H5 Data Centers Expands Footprint with Three US Acquisitions

H5 Data Centers has acquired three highly interconnected data centre facilities from 365 Data Centers, adding assets in Buffalo, Nashville and Tampa to its US portfolio.
The transaction marks a further step in H5 Data Centers’ strategy to build regional interconnection ecosystems that support cloud, AI and enterprise workloads outside the largest hyperscale hubs.
The facilities were acquired through a joint venture with private equity firm Novacap and provide H5 Data Centers with an immediate presence in three markets that play an important role in regional digital infrastructure.
Each site is carrier dense and embedded within its local network ecosystem, serving a mix of service providers, enterprises and content platforms.
Strengthening regional interconnection hubs
Unlike large-scale greenfield hyperscale campuses, the newly acquired sites are established interconnection locations that act as aggregation points for local and regional traffic.
Buffalo, Nashville and Tampa each serve as gateways between metro networks, long-haul fibre routes and cloud on ramps, making them strategically valuable as data traffic volumes continue to rise.
H5 Data Centers says the portfolio aligns with its focus on owning and operating facilities that support carrier networks and digital content distribution while also enabling newer AI driven workloads that require low latency connectivity and access to diverse network paths.
Josh Simms, CEO of H5 Data Centers, says: “These facilities are important digital infrastructure assets with deeply interconnected ecosystems and long-standing customer relationships. They fit within our focus of owning and operating data centers that support carrier networks, digital content distribution, and the next generation of cloud, AI, and enterprise workloads.”
He emphasised that regional interconnection sites are increasingly relevant as enterprises seek to distribute workloads across multiple locations for resilience, performance and compliance reasons.
Partnership with Novacap
The acquisition represents the second portfolio that H5 Data Centers and Novacap have acquired together. In January last year, the partners announced the purchase of a US wholesale data centre portfolio, signalling a long term commitment to digital infrastructure investment across multiple segments of the market.
For Novacap, the transaction supports a strategy focused on building a diversified portfolio of digital infrastructure assets that combine stable cash flows with growth potential driven by data consumption and cloud adoption.
Ted Mocarski, Senior Partner and Head of Digital Infrastructure at Novacap, says: “H5 Data Centers brings deep operating expertise and a clear vision for building highly interconnected data centres. This transaction fits squarely within our strategy of building a diversified portfolio of high-quality digital infrastructure assets.”

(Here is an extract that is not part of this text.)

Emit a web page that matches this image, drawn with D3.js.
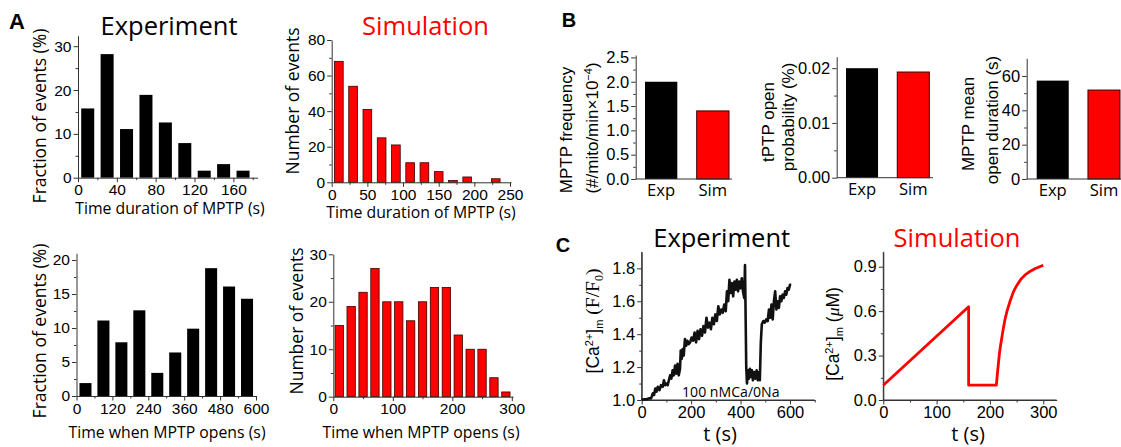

He highlighted the importance of operator expertise in extracting long term value from interconnection assets, where customer relationships and network density are as critical as physical capacity.
Implications for 365 Data Centers
For 365 Data Centers, the sale allows the company to recycle capital and focus investment on higher density facilities within its remaining footprint. The company said proceeds from the transaction will support expansion plans and the delivery of higher megawatt services at larger sites where demand from AI and cloud customers is growing.
Derek Gillespie, CEO of 365 Data Centers, says: “365 is proud to have developed each of these data centres into the leading regional network hub and pleased that HyscaleIX, under the stewardship of H5 Data Centers, is a customer-focused, best-in-class operator.
“The sales proceeds will further enable 365 to expand and deliver higher-density MW services at a number of our larger facilities.”
Bob DeSantis, Co-Founder and Board Member of 365, added: “This successful transaction for 365 aligns perfectly with the company’s and its investors’ strategic objectives and provides management with the financial flexibility to achieve them.”
A shifting data centre landscape
The transaction reflects a broader trend in the data centre sector, where regional interconnection facilities are attracting renewed attention alongside hyperscale development.
As AI workloads scale, many operators are rethinking how traffic flows between core cloud regions, edge locations and enterprise environments.
Facilities like those in Buffalo, Nashville and Tampa play a key role in this architecture, offering proximity to end users and network diversity without the cost and complexity of building entirely new campuses. For H5, integrating these sites into its existing platform provides an opportunity to deepen network density and expand service offerings over time.
The company says the acquisitions significantly advance its long term plan to develop interconnected ecosystems across North America, positioning its portfolio to support evolving requirements for latency, resilience and connectivity as digital infrastructure demand continues to diversify.